Le début semble pourtant nous placer dans un slasher ou un revenge movie ordinaire, avec le personnage de June, une blonde aguicheuse, dont on ne croirait pas, au vu de son franc-parler (par exemple, page 10, "je te sucerais pour faire sauter un PV"), qu'elle prépare (page 19) "une thèse sur la manière dont la honte façonne la masculinité".
Bien sûr, on devine que, comme les héroïnes du (raté) Boulevard de la mort de Quentin Tarantino ou du (réussi) Revenge de Coralie Fargeat, June, sous ses airs de bimbo, a de la ressource, et qu'elle va se révéler plus coriace que les notables corrompus qu'elle va être amenée à croiser (et surtout à décapiter) au cours du comics.
Ici, on retrouve une thématique chère à Wes Craven, qui n'aime rien tant montrer combien l'innocence apparente peut cacher de noirceur ; mais là où le cinéaste, suivant Schuy R. Weishaar (chapitre VII de Masters of the Grotesque), s'en sert pour renvoyer dos à dos la famille traditionnelle et la "famille" hippie moderne, Joe Hill, lui, s'en tient à une critique (à la hache) de l'Amérique des élites (qui rappelle parfois James Ellroy).

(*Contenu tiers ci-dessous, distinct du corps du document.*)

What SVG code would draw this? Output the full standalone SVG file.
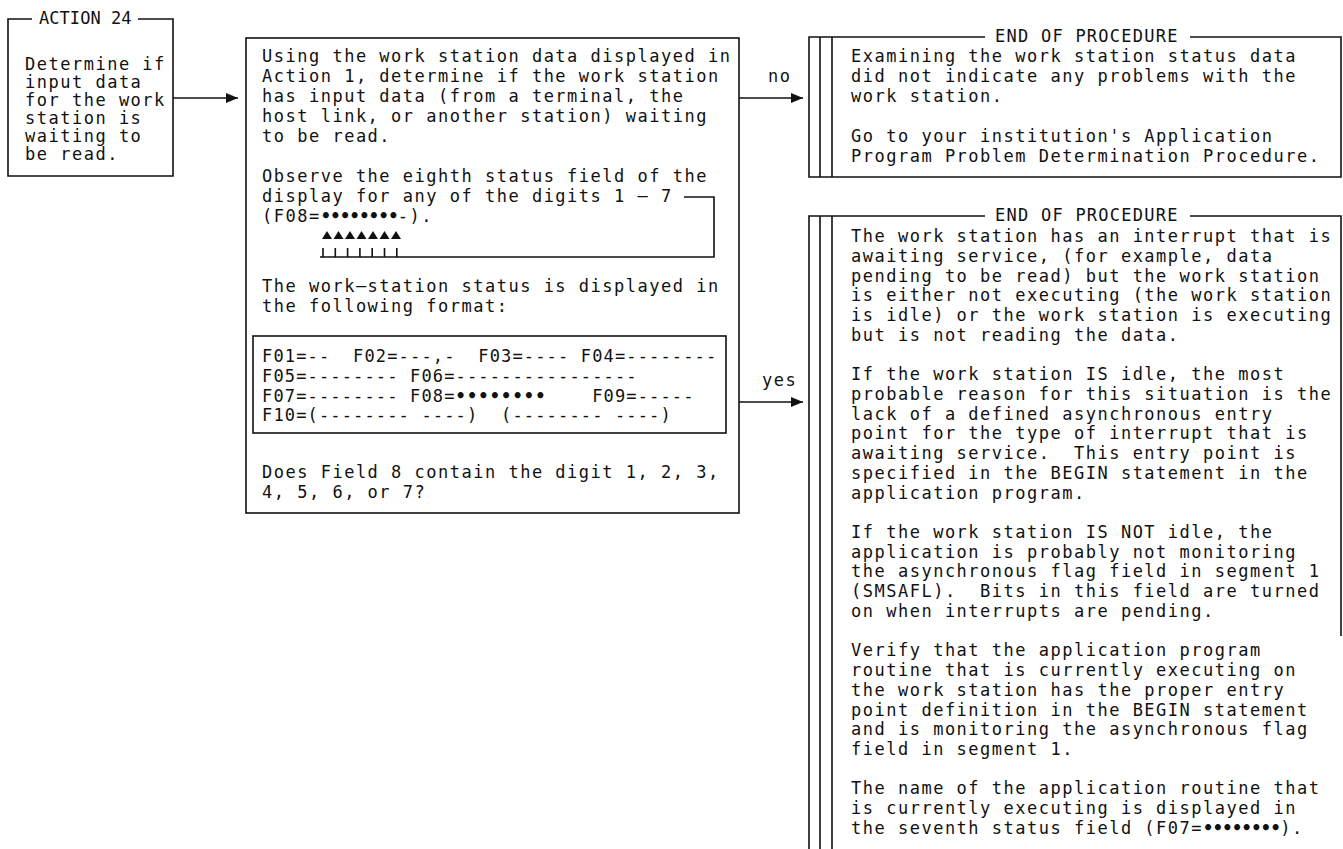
<svg xmlns="http://www.w3.org/2000/svg" width="1343" height="849" viewBox="0 0 1343 849" xml:space="preserve">
<style>
.t{font-family:"DejaVu Sans Mono","Liberation Mono",monospace;font-size:17px;letter-spacing:1.5px;fill:#111;white-space:pre}
.f{letter-spacing:1.15px}
.d{letter-spacing:-0.6px;font-weight:bold}
.b{font-weight:bold}
.ln{stroke:#111;stroke-width:1.6;fill:none}
.fill{fill:#111;stroke:none}
</style>
<defs>
<marker id="ah" markerUnits="userSpaceOnUse" markerWidth="12" markerHeight="10" refX="12" refY="5" orient="auto">
<path d="M0,0 L12,5 L0,10 z" fill="#111"/>
</marker>
</defs>
<rect width="1343" height="849" fill="#fff"/>

<g id="node-action24">
<path class="ln" d="M32,19 H8 V176 H173 V19 H138"/>
<text class="t" x="39" y="24" textLength="94">ACTION 24</text>
<text class="t" x="25" y="70">Determine if</text>
<text class="t" x="25" y="88">input data</text>
<text class="t" x="25" y="106">for the work</text>
<text class="t" x="25" y="124">station is</text>
<text class="t" x="25" y="142">waiting to</text>
<text class="t" x="25" y="160">be read.</text>
</g>

<g id="node-decision">
<rect class="ln" x="246" y="38" width="493" height="475"/>
<text class="t" x="262" y="62">Using the work station data displayed in</text>
<text class="t" x="262" y="82">Action 1, determine if the work station</text>
<text class="t" x="262" y="102">has input data (from a terminal, the</text>
<text class="t" x="262" y="122">host link, or another station) waiting</text>
<text class="t" x="262" y="142">to be read.</text>
<text class="t" x="262" y="182">Observe the eighth status field of the</text>
<text class="t" x="262" y="202">display for any of the digits 1 – 7</text>
<text class="t" x="262" y="222">(F08=<tspan class="d">••••••••</tspan>-).</text>
<g id="pointer">
<path class="ln" d="M684,197 H714 V257 H320"/>
<path class="ln" d="M323,248 V257 M335.3,248 V257 M347.6,248 V257 M359.9,248 V257 M372.2,248 V257 M384.5,248 V257 M396.8,248 V257"/>
<path class="fill" d="M322,239 L327,231 L332,239 Z M333.5,239 L338.5,231 L343.5,239 Z M345,239 L350,231 L355,239 Z M356.5,239 L361.5,231 L366.5,239 Z M368,239 L373,231 L378,239 Z M379.5,239 L384.5,231 L389.5,239 Z M391,239 L396,231 L401,239 Z"/>
</g>
<text class="t" x="262" y="292">The work–station status is displayed in</text>
<text class="t" x="262" y="312">the following format:</text>
<rect class="ln" x="253" y="336" width="473" height="97"/>
<text class="t f" x="262" y="362">F01=--  F02=---,-  F03=---- F04=--------</text>
<text class="t f" x="262" y="382">F05=-------- F06=----------------</text>
<text class="t f" x="262" y="402">F07=-------- F08=<tspan class="b">••••••••</tspan>    F09=-----</text>
<text class="t f" x="262" y="421">F10=(-------- ----)  (-------- ----)</text>
<text class="t" x="262" y="478">Does Field 8 contain the digit 1, 2, 3,</text>
<text class="t" x="262" y="498">4, 5, 6, or 7?</text>
</g>

<g id="node-end-no">
<path class="ln" d="M985,37 H809 V177 H1341 V37 H1190 M820,37 V177 M832,37 V177"/>
<text class="t" x="995" y="42" textLength="184">END OF PROCEDURE</text>
<text class="t" x="851" y="62">Examining the work station status data</text>
<text class="t" x="851" y="82">did not indicate any problems with the</text>
<text class="t" x="851" y="102">work station.</text>
<text class="t" x="851" y="142">Go to your institution's Application</text>
<text class="t" x="851" y="162">Program Problem Determination Procedure.</text>
</g>

<g id="node-end-yes">
<path class="ln" d="M985,216 H809 V849 M820,216 V849 M832,216 V849 M1190,216 H1341 V636"/>
<text class="t" x="995" y="221" textLength="184">END OF PROCEDURE</text>
<text class="t" x="851" y="242">The work station has an interrupt that is</text>
<text class="t" x="851" y="261.7">awaiting service, (for example, data</text>
<text class="t" x="851" y="281.5">pending to be read) but the work station</text>
<text class="t" x="851" y="301.2">is either not executing (the work station</text>
<text class="t" x="851" y="320.9">is idle) or the work station is executing</text>
<text class="t" x="851" y="340.7">but is not reading the data.</text>
<text class="t" x="851" y="380.1">If the work station IS idle, the most</text>
<text class="t" x="851" y="399.8">probable reason for this situation is the</text>
<text class="t" x="851" y="419.6">lack of a defined asynchronous entry</text>
<text class="t" x="851" y="439.3">point for the type of interrupt that is</text>
<text class="t" x="851" y="459">awaiting service.  This entry point is</text>
<text class="t" x="851" y="478.8">specified in the BEGIN statement in the</text>
<text class="t" x="851" y="498.5">application program.</text>
<text class="t" x="851" y="538">If the work station IS NOT idle, the</text>
<text class="t" x="851" y="557.7">application is probably not monitoring</text>
<text class="t" x="851" y="577.4">the asynchronous flag field in segment 1</text>
<text class="t" x="851" y="597.1">(SMSAFL).  Bits in this field are turned</text>
<text class="t" x="851" y="616.9">on when interrupts are pending.</text>
<text class="t" x="851" y="656.3">Verify that the application program</text>
<text class="t" x="851" y="676.1">routine that is currently executing on</text>
<text class="t" x="851" y="695.8">the work station has the proper entry</text>
<text class="t" x="851" y="715.5">point definition in the BEGIN statement</text>
<text class="t" x="851" y="735.3">and is monitoring the asynchronous flag</text>
<text class="t" x="851" y="755">field in segment 1.</text>
<text class="t" x="851" y="794.4">The name of the application routine that</text>
<text class="t" x="851" y="814.2">is currently executing is displayed in</text>
<text class="t" x="851" y="833.9">the seventh status field (F07=<tspan class="d">••••••••</tspan>).</text>
</g>

<g id="connectors">
<path class="ln" d="M173,98 H238" marker-end="url(#ah)"/>
<path class="ln" d="M739,98 H803" marker-end="url(#ah)"/>
<text class="t" x="768" y="82">no</text>
<path class="ln" d="M739,402 H803" marker-end="url(#ah)"/>
<text class="t" x="762" y="386">yes</text>
</g>
</svg>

Dans Zoo, Vincent Savi voit donc, non sans raison, "dans l'épopée de June la revanche d'une jeune femme face à l'Amérique puritaine" ; mais tout en offrant cet exutoire jouissif, Joe Hill cherche avant tout, comme les EC Comics de jadis (dont Leomacs avoue être fan page 177), à délivrer une morale très proche de celle d'Electre de Jean Giraudoux (page 171) :
– Le soleil se lève.
– Oui, trésor. Il finit toujours par se lever.
J'ai parlé des EC Comics, qui sont aussi une référence indispensable pour comprendre le dessin très expressif de Leomacs (ah, les grimaces de June !) mais Basketful of Heads ne cherche pas le moins du monde, graphiquement parlant, à refaire de l'EC Comics.
Par exemple, le découpage est des plus modernes, avec des effets visuels bienvenus (le point de vue de la première tête coupée pages 44-45) et un recours fréquent aux cases en "scope", c'est-à-dire prenant la largeur d'une planche (2,10 par page en moyenne, ce qui inscrit clairement Basketful of Heads dans la bande dessinée "fusion" moderne).
Mieux encore, les dessins viennent renforcer l'impeccable travail scénaristique de setup-payoff, que Joe Hill ne mène donc pas que dans les dialogues : ainsi, la première pleine page du comics (page 14) n'a pas que pour rôle de faire un clin d'oeil au Maine imaginaire de Stephen King (la mention "Shawshank prison" sur le camion) ; elle doit aussi nous amener à nous poser la même question que June page 69 ("les prisonniers reconstruisaient votre muret ?")
A la jubilation de voir June abattre l'un après l'autre les symboles de l'Amérique bourgeoise des années 80 s'ajoute donc le plaisir de voir comment Joe Hill nous avait tout annoncé, absolument tout – mais que nous n'avions rien vu ou rien entendu, prenant pour de l'anecdotique ce qui se révélera capital...
Au final, Basketful of Heads tient ses promesses, et un peu plus : même si ce n'est sans doute pas un titre essentiel, c'est un divertissement aussi sympathique (et aussi tranchant) que son personnage principal.